[DATA PROVIDED start]
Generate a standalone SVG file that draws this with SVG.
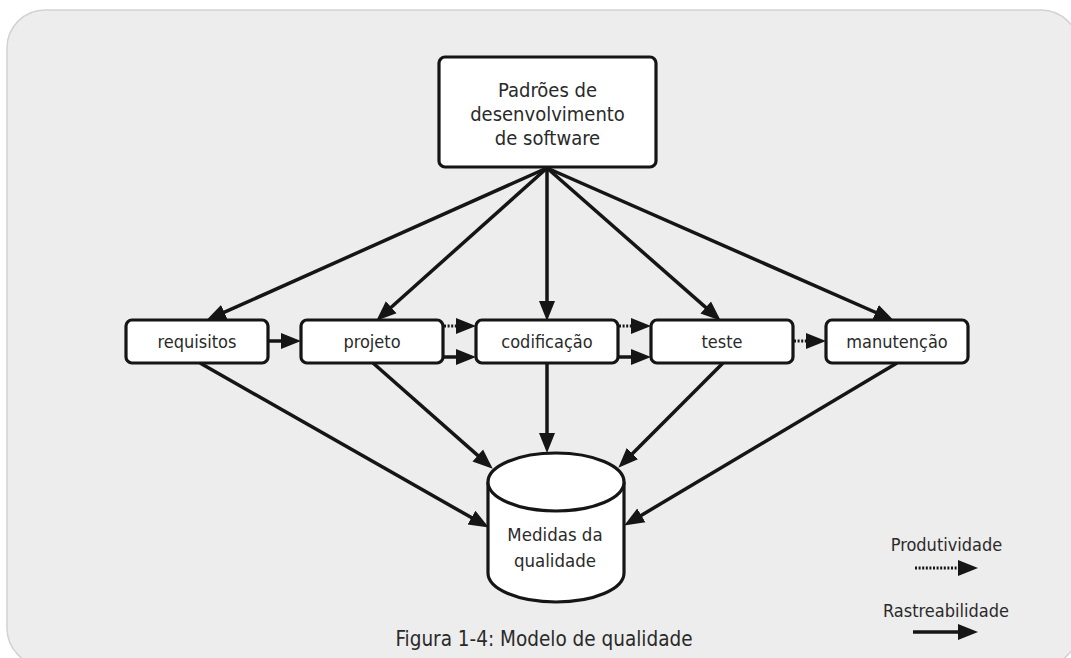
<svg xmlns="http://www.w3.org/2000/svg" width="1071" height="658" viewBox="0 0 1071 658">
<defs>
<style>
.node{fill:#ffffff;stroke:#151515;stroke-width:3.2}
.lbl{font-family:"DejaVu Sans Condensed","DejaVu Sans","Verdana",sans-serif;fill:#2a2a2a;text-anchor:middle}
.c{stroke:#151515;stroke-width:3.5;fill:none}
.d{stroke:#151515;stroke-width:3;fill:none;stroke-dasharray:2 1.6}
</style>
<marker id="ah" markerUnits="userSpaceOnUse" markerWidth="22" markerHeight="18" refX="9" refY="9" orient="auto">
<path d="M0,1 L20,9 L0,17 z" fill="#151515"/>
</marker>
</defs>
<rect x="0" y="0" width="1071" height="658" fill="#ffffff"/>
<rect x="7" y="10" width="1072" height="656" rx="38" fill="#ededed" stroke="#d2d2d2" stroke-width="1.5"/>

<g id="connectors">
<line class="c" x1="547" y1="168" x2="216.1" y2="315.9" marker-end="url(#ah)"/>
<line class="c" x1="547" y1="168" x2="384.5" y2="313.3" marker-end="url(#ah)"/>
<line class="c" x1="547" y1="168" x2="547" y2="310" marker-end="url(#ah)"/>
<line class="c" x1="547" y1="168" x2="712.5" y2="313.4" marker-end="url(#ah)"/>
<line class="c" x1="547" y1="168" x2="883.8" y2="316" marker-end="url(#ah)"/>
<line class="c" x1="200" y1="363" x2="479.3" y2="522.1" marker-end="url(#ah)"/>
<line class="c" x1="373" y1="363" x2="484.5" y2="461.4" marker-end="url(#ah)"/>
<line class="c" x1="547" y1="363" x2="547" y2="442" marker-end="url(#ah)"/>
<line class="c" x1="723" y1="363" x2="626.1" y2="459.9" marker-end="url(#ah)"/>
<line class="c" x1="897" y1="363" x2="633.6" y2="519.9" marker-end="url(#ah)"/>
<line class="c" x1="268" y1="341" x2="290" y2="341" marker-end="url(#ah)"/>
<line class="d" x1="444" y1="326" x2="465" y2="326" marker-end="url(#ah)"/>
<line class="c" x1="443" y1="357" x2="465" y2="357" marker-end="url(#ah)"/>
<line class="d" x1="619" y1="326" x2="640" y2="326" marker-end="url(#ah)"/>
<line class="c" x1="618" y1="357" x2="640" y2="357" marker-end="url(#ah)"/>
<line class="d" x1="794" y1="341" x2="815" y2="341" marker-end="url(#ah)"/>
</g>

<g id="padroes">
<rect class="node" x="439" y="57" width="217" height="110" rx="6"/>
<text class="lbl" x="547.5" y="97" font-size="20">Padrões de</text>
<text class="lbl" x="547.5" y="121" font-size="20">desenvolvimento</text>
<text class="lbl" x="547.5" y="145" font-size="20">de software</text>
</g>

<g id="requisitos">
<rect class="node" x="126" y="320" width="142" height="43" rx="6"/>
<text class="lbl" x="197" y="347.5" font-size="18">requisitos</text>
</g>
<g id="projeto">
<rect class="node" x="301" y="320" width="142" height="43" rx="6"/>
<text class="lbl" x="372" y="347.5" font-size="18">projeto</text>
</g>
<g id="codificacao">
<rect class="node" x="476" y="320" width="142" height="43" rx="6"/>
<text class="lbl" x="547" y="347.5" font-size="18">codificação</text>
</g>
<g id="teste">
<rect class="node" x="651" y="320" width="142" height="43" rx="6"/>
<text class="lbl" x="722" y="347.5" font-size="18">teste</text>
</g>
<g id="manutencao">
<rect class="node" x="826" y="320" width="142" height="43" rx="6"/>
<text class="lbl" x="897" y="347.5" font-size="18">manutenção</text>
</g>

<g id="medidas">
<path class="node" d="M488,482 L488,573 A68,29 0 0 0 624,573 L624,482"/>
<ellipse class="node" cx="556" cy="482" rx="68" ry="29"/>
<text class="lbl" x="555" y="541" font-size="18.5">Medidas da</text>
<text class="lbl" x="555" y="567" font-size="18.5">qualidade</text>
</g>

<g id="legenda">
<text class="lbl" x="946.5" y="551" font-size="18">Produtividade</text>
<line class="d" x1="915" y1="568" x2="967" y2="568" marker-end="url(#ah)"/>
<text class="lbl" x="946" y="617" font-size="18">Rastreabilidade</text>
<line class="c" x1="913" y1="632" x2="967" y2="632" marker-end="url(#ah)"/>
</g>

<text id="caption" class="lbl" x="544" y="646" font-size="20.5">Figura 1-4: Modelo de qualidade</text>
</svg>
[DATA PROVIDED end]
__WHAT YOU NEED TO DO__
Leave out the pictures and give the listing above again exactly.

__REPLY__
Generate a standalone SVG file that draws this with SVG.
<svg xmlns="http://www.w3.org/2000/svg" width="1071" height="658" viewBox="0 0 1071 658">
<defs>
<style>
.node{fill:#ffffff;stroke:#151515;stroke-width:3.2}
.lbl{font-family:"DejaVu Sans Condensed","DejaVu Sans","Verdana",sans-serif;fill:#2a2a2a;text-anchor:middle}
.c{stroke:#151515;stroke-width:3.5;fill:none}
.d{stroke:#151515;stroke-width:3;fill:none;stroke-dasharray:2 1.6}
</style>
<marker id="ah" markerUnits="userSpaceOnUse" markerWidth="22" markerHeight="18" refX="9" refY="9" orient="auto">
<path d="M0,1 L20,9 L0,17 z" fill="#151515"/>
</marker>
</defs>
<rect x="0" y="0" width="1071" height="658" fill="#ffffff"/>
<rect x="7" y="10" width="1072" height="656" rx="38" fill="#ededed" stroke="#d2d2d2" stroke-width="1.5"/>

<g id="connectors">
<line class="c" x1="547" y1="168" x2="216.1" y2="315.9" marker-end="url(#ah)"/>
<line class="c" x1="547" y1="168" x2="384.5" y2="313.3" marker-end="url(#ah)"/>
<line class="c" x1="547" y1="168" x2="547" y2="310" marker-end="url(#ah)"/>
<line class="c" x1="547" y1="168" x2="712.5" y2="313.4" marker-end="url(#ah)"/>
<line class="c" x1="547" y1="168" x2="883.8" y2="316" marker-end="url(#ah)"/>
<line class="c" x1="200" y1="363" x2="479.3" y2="522.1" marker-end="url(#ah)"/>
<line class="c" x1="373" y1="363" x2="484.5" y2="461.4" marker-end="url(#ah)"/>
<line class="c" x1="547" y1="363" x2="547" y2="442" marker-end="url(#ah)"/>
<line class="c" x1="723" y1="363" x2="626.1" y2="459.9" marker-end="url(#ah)"/>
<line class="c" x1="897" y1="363" x2="633.6" y2="519.9" marker-end="url(#ah)"/>
<line class="c" x1="268" y1="341" x2="290" y2="341" marker-end="url(#ah)"/>
<line class="d" x1="444" y1="326" x2="465" y2="326" marker-end="url(#ah)"/>
<line class="c" x1="443" y1="357" x2="465" y2="357" marker-end="url(#ah)"/>
<line class="d" x1="619" y1="326" x2="640" y2="326" marker-end="url(#ah)"/>
<line class="c" x1="618" y1="357" x2="640" y2="357" marker-end="url(#ah)"/>
<line class="d" x1="794" y1="341" x2="815" y2="341" marker-end="url(#ah)"/>
</g>

<g id="padroes">
<rect class="node" x="439" y="57" width="217" height="110" rx="6"/>
<text class="lbl" x="547.5" y="97" font-size="20">Padrões de</text>
<text class="lbl" x="547.5" y="121" font-size="20">desenvolvimento</text>
<text class="lbl" x="547.5" y="145" font-size="20">de software</text>
</g>

<g id="requisitos">
<rect class="node" x="126" y="320" width="142" height="43" rx="6"/>
<text class="lbl" x="197" y="347.5" font-size="18">requisitos</text>
</g>
<g id="projeto">
<rect class="node" x="301" y="320" width="142" height="43" rx="6"/>
<text class="lbl" x="372" y="347.5" font-size="18">projeto</text>
</g>
<g id="codificacao">
<rect class="node" x="476" y="320" width="142" height="43" rx="6"/>
<text class="lbl" x="547" y="347.5" font-size="18">codificação</text>
</g>
<g id="teste">
<rect class="node" x="651" y="320" width="142" height="43" rx="6"/>
<text class="lbl" x="722" y="347.5" font-size="18">teste</text>
</g>
<g id="manutencao">
<rect class="node" x="826" y="320" width="142" height="43" rx="6"/>
<text class="lbl" x="897" y="347.5" font-size="18">manutenção</text>
</g>

<g id="medidas">
<path class="node" d="M488,482 L488,573 A68,29 0 0 0 624,573 L624,482"/>
<ellipse class="node" cx="556" cy="482" rx="68" ry="29"/>
<text class="lbl" x="555" y="541" font-size="18.5">Medidas da</text>
<text class="lbl" x="555" y="567" font-size="18.5">qualidade</text>
</g>

<g id="legenda">
<text class="lbl" x="946.5" y="551" font-size="18">Produtividade</text>
<line class="d" x1="915" y1="568" x2="967" y2="568" marker-end="url(#ah)"/>
<text class="lbl" x="946" y="617" font-size="18">Rastreabilidade</text>
<line class="c" x1="913" y1="632" x2="967" y2="632" marker-end="url(#ah)"/>
</g>

<text id="caption" class="lbl" x="544" y="646" font-size="20.5">Figura 1-4: Modelo de qualidade</text>
</svg>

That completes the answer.